Si la vida humana no tiene un valor objetivo, si solo se trata de valor sentimental, eso explicaría porqué las tragedias humanitarias apenas afectan al público. Éste no se siente conmovido por la muerte de unas personas de las que desconocía que estaban vivas hasta ese mismo momento y que ni siquiera forman parte de su comunidad. Su empatía solo se agita cuando una imagen consigue provocar una reacción emocional: un bebé desnutrido, comido por las moscas, en brazos de su madre o mejor aún, un niño muerto en una playa, que “ha servido para remover la dormida conciencia de Europa”. Sin embargo, unas semanas después apareció una foto similar, de dos menores muertos en idénticas circunstancias, sin conseguir ningún eco en la opinión pública, que quería algo mejor, más nuevo. Solo unos pocos, con verdadera empatía o sentido de la solidaridad, llevan a cabo una acción decisiva, como ese socorrista catalán que marchó a Lampedusa a rescatar refugiados sirios. El resto menea la cabeza y cambia de canal. 

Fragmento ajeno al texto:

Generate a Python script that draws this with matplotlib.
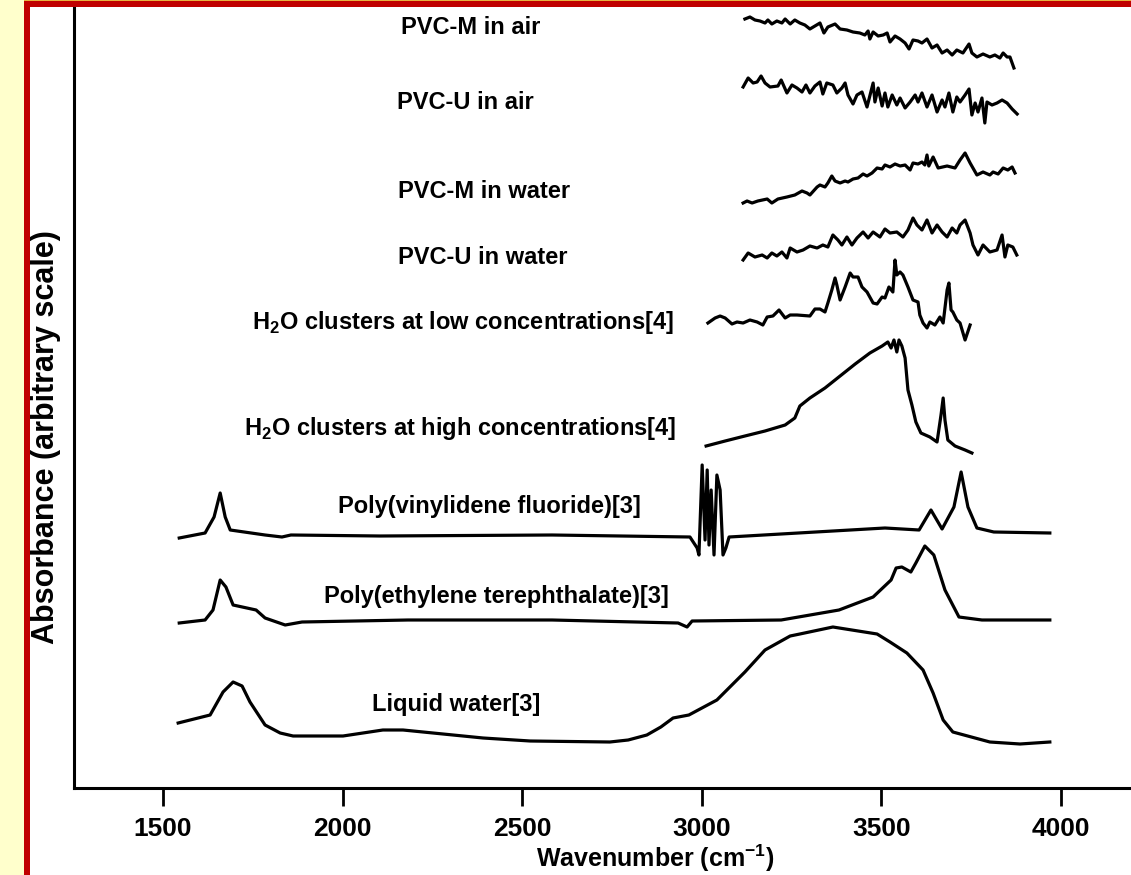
import numpy as np
import matplotlib.pyplot as plt
from matplotlib.patches import Rectangle

plt.rcParams['font.family'] = ['Liberation Sans', 'DejaVu Sans']
plt.rcParams['font.weight'] = 'bold'
plt.rcParams['mathtext.fontset'] = 'custom'
plt.rcParams['mathtext.rm'] = 'Liberation Sans:bold'

# Spectra (wavenumber in cm-1, absorbance in arbitrary units, stacked)
water_wn = [1542, 1631, 1667, 1695, 1720, 1742, 1784, 1826, 1862, 2001, 2112, 2168, 2391, 2522,
            2744, 2795, 2847, 2886, 2920, 2964, 3042, 3120, 3176, 3246, 3273, 3365, 3488, 3524,
            3571, 3616, 3644, 3672, 3699, 3802, 3886, 3969]
water_a = [65, 73, 96, 106, 102, 86, 63, 55, 52, 52, 58, 58, 50, 47,
           46, 48, 53, 61, 70, 73, 88, 116, 138, 152, 154, 161, 154, 146,
           135, 118, 95, 68, 56, 46, 44, 46]

pet_wn = [1545, 1617, 1639, 1659, 1675, 1695, 1759, 1784, 1840, 1887, 2182, 2583, 2934, 2959,
          2973, 3221, 3382, 3477, 3527, 3541, 3557, 3582, 3596, 3621, 3646, 3677, 3716, 3780, 3969]
pet_a = [165, 168, 178, 208, 201, 183, 178, 170, 163, 166, 168, 168, 165, 161,
         167, 168, 178, 191, 208, 220, 221, 216, 225, 242, 233, 198, 171, 168, 168]

pvdf_wn = [1545, 1617, 1642, 1659, 1673, 1687, 1784, 1831, 1856, 2104, 2583, 2967, 2987, 2992,
           3001, 3009, 3015, 3020, 3026, 3034, 3042, 3051, 3059, 3067, 3076, 3510, 3605, 3638,
           3669, 3702, 3722, 3741, 3766, 3813, 3969]
pvdf_a = [250, 255, 271, 295, 271, 258, 253, 251, 253, 252, 253, 251, 240, 233,
          323, 248, 318, 243, 298, 233, 313, 298, 233, 240, 251, 260, 258, 278,
          259, 281, 316, 281, 260, 256, 255]

h2o_high_wn = [3012, 3065, 3120, 3176, 3232, 3259, 3273, 3301, 3343, 3385, 3427, 3468, 3502, 3518,
               3527, 3535, 3543, 3549, 3557, 3566, 3574, 3585, 3596, 3610, 3635, 3655, 3666, 3672,
               3677, 3685, 3705, 3733, 3752]
h2o_high_a = [342, 347, 352, 357, 363, 370, 382, 390, 400, 412, 424, 435, 442, 446,
              440, 448, 436, 448, 442, 430, 398, 383, 366, 355, 351, 346, 373, 390,
              368, 348, 342, 338, 335]

h2o_low_wn = [3017, 3037, 3051, 3065, 3084, 3098, 3115, 3134, 3154, 3170, 3182, 3198, 3215, 3232,
              3246, 3265, 3301, 3315, 3329, 3343, 3351, 3362, 3371, 3376, 3385, 3399, 3413, 3421,
              3435, 3446, 3460, 3477, 3488, 3502, 3510, 3521, 3532, 3538, 3543, 3552, 3560, 3574,
              3588, 3602, 3607, 3616, 3627, 3635, 3649, 3663, 3672, 3683, 3688, 3694, 3699, 3710,
              3719, 3733, 3747]
h2o_low_a = [465, 470, 472, 470, 464, 466, 465, 468, 466, 463, 471, 472, 478, 470,
             473, 473, 472, 479, 479, 476, 485, 498, 510, 503, 488, 501, 515, 511,
             511, 501, 496, 485, 484, 491, 490, 501, 496, 528, 513, 516, 513, 501,
             488, 486, 473, 465, 460, 466, 463, 471, 465, 498, 505, 478, 476, 468,
             465, 448, 463]

pvcu_water_wn = [3115, 3129, 3148, 3168, 3182, 3195, 3209, 3223, 3237, 3246, 3265, 3282, 3301, 3321,
                 3337, 3351, 3365, 3379, 3390, 3404, 3418, 3432, 3449, 3463, 3477, 3496, 3510, 3524,
                 3543, 3560, 3574, 3588, 3599, 3613, 3627, 3641, 3655, 3669, 3683, 3697, 3710, 3719,
                 3733, 3747, 3755, 3769, 3783, 3802, 3822, 3836, 3844, 3852, 3866, 3877]
pvcu_water_a = [528, 535, 531, 533, 530, 535, 532, 536, 530, 540, 536, 538, 542, 540,
                543, 541, 553, 548, 543, 551, 543, 550, 556, 550, 556, 551, 559, 555,
                556, 551, 558, 570, 563, 558, 568, 555, 563, 556, 551, 560, 555, 563,
                568, 555, 543, 533, 543, 536, 538, 553, 531, 543, 541, 533]

pvcm_water_wn = [3115, 3126, 3140, 3156, 3182, 3195, 3212, 3237, 3259, 3279, 3293, 3301, 3321, 3329,
                 3343, 3351, 3362, 3371, 3385, 3399, 3407, 3421, 3435, 3449, 3460, 3474, 3488, 3502,
                 3510, 3524, 3538, 3552, 3566, 3580, 3588, 3602, 3613, 3621, 3627, 3632, 3644, 3658,
                 3683, 3705, 3719, 3733, 3747, 3766, 3783, 3802, 3811, 3825, 3839, 3852, 3864, 3872]
pvcm_water_a = [585, 587, 585, 587, 589, 585, 589, 591, 593, 597, 595, 593, 601, 603,
                601, 605, 612, 607, 605, 607, 606, 609, 610, 614, 612, 615, 620, 619,
                623, 621, 624, 622, 623, 618, 625, 624, 626, 623, 633, 622, 631, 620,
                622, 620, 628, 635, 625, 613, 616, 613, 616, 614, 620, 618, 621, 615]

pvcu_air_wn = [3115, 3129, 3143, 3154, 3165, 3176, 3190, 3212, 3221, 3237, 3251, 3265, 3279, 3290,
               3301, 3315, 3329, 3337, 3348, 3365, 3376, 3390, 3399, 3407, 3421, 3432, 3446, 3460,
               3477, 3482, 3491, 3502, 3510, 3518, 3530, 3543, 3552, 3566, 3580, 3594, 3602, 3613,
               3627, 3641, 3655, 3669, 3677, 3688, 3699, 3710, 3719, 3733, 3744, 3752, 3761, 3769,
               3780, 3788, 3794, 3808, 3822, 3836, 3850, 3864, 3878]
pvcu_air_a = [701, 710, 705, 706, 712, 705, 701, 702, 708, 695, 703, 700, 696, 703,
              695, 702, 706, 694, 705, 703, 695, 700, 705, 693, 684, 693, 696, 681,
              705, 686, 700, 682, 695, 681, 693, 683, 690, 680, 686, 693, 686, 695,
              681, 693, 676, 688, 681, 695, 676, 691, 686, 693, 699, 673, 685, 676,
              690, 665, 686, 683, 685, 688, 685, 679, 674]

pvcm_air_wn = [3120, 3134, 3148, 3162, 3176, 3184, 3195, 3209, 3223, 3232, 3246, 3259, 3273, 3287,
               3301, 3315, 3329, 3340, 3351, 3371, 3385, 3404, 3421, 3440, 3454, 3463, 3468, 3477,
               3491, 3505, 3516, 3524, 3538, 3552, 3566, 3577, 3588, 3602, 3613, 3627, 3641, 3655,
               3669, 3683, 3697, 3710, 3727, 3744, 3752, 3766, 3783, 3802, 3816, 3830, 3839, 3850,
               3858, 3869]
pvcm_air_a = [769, 771, 768, 767, 765, 768, 764, 767, 765, 769, 764, 768, 765, 763,
              759, 762, 765, 755, 761, 764, 759, 758, 756, 755, 753, 757, 749, 756,
              752, 753, 755, 746, 752, 749, 745, 739, 748, 747, 745, 749, 740, 743,
              735, 738, 733, 738, 735, 744, 735, 731, 734, 731, 733, 730, 735, 731,
              731, 720]

spectra = [(water_wn, water_a), (pet_wn, pet_a), (pvdf_wn, pvdf_a),
           (h2o_high_wn, h2o_high_a), (h2o_low_wn, h2o_low_a),
           (pvcu_water_wn, pvcu_water_a), (pvcm_water_wn, pvcm_water_a),
           (pvcu_air_wn, pvcu_air_a), (pvcm_air_wn, pvcm_air_a)]

# curve labels: text, wavenumber of centre, absorbance of centre
labels = ['Liquid water[3]', 'Poly(ethylene terephthalate)[3]', 'Poly(vinylidene fluoride)[3]',
          r'H$_{\rm 2}$O clusters at high concentrations[4]',
          r'H$_{\rm 2}$O clusters at low concentrations[4]',
          'PVC-U in water', 'PVC-M in water', 'PVC-U in air', 'PVC-M in air']
label_wn = [2316, 2427, 2408, 2327, 2335, 2391, 2394, 2341, 2357]
label_a = [84, 191, 281, 360, 466, 531, 597, 686, 761]

ticks = [1500, 2000, 2500, 3000, 3500, 4000]

fig = plt.figure(figsize=(11.31, 8.75), dpi=100)
fig.patch.set_facecolor('white')

ax = fig.add_axes([74 / 1131, 87 / 875, 1 - 74 / 1131, 788 / 875])
for wn, a in spectra:
    ax.plot(wn, a, color='black', lw=2.3, solid_joinstyle='round')
for txt, x, y in zip(labels, label_wn, label_a):
    ax.text(x, y, txt, fontsize=17, fontweight='bold', ha='center', va='center')

ax.set_xlim(1252, 4195)
ax.set_ylim(0, 788)
ax.set_xticks(ticks)
ax.set_yticks([])
ax.tick_params(axis='x', direction='out', length=13, width=2, pad=8, labelsize=19)
for lab in ax.get_xticklabels():
    lab.set_fontweight('bold')
ax.spines['top'].set_visible(False)
ax.spines['right'].set_visible(False)
ax.spines['left'].set_linewidth(2.2)
ax.spines['bottom'].set_linewidth(2.2)

fig.text(46 / 1131, 1 - 437 / 875, 'Absorbance (arbitrary scale)', rotation=90,
         fontsize=22, fontweight='bold', ha='center', va='center')
fig.text(655 / 1131, 8 / 875, r'Wavenumber (cm$^{\rm {-}1}$)', fontsize=18,
         fontweight='bold', ha='center', va='baseline')

# slide frame: yellow strip, red border
fig.add_artist(Rectangle((0, 0), 24 / 1131, 1, transform=fig.transFigure,
                         facecolor='#FFFFCC', edgecolor='none', zorder=10))
fig.add_artist(Rectangle((24 / 1131, 0), 6 / 1131, 1, transform=fig.transFigure,
                         facecolor='#C00000', edgecolor='none', zorder=11))
fig.add_artist(Rectangle((24 / 1131, 1 - 7 / 875), 1, 6 / 875, transform=fig.transFigure,
                         facecolor='#C00000', edgecolor='none', zorder=11))
fig.add_artist(Rectangle((24 / 1131, 1 - 1 / 875), 1, 1 / 875, transform=fig.transFigure,
                         facecolor='#E8B040', edgecolor='none', zorder=12))

fig.savefig('out.png', dpi=100)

Un amigo mío, un tipo inteligente (aunque no sé si tan inteligente como él se cree) está convencido de que esto es cierto, y cuando trato de rebatirlo, me hace la siguiente pregunta: “Imaginémonos que ahora hay un desastre en China, ¿te cortarías el meñique para salvar la vida de mil chinos a los que no conoces de nada?”. Cuando pienso sobre ello, flexiono el dedo mientra lo observo. Si lo perdiera, podría seguir realizando mi vida normal: trabajar, conducir, escribir, afeitarme… Pero lo echaría de menos. Cada día miraría mi mano y observaría el muñón. Puede que incluso sufriera el síndrome del miembro fantasma. Seguiría siendo una pérdida personal. Y esos mil desconocidos, no.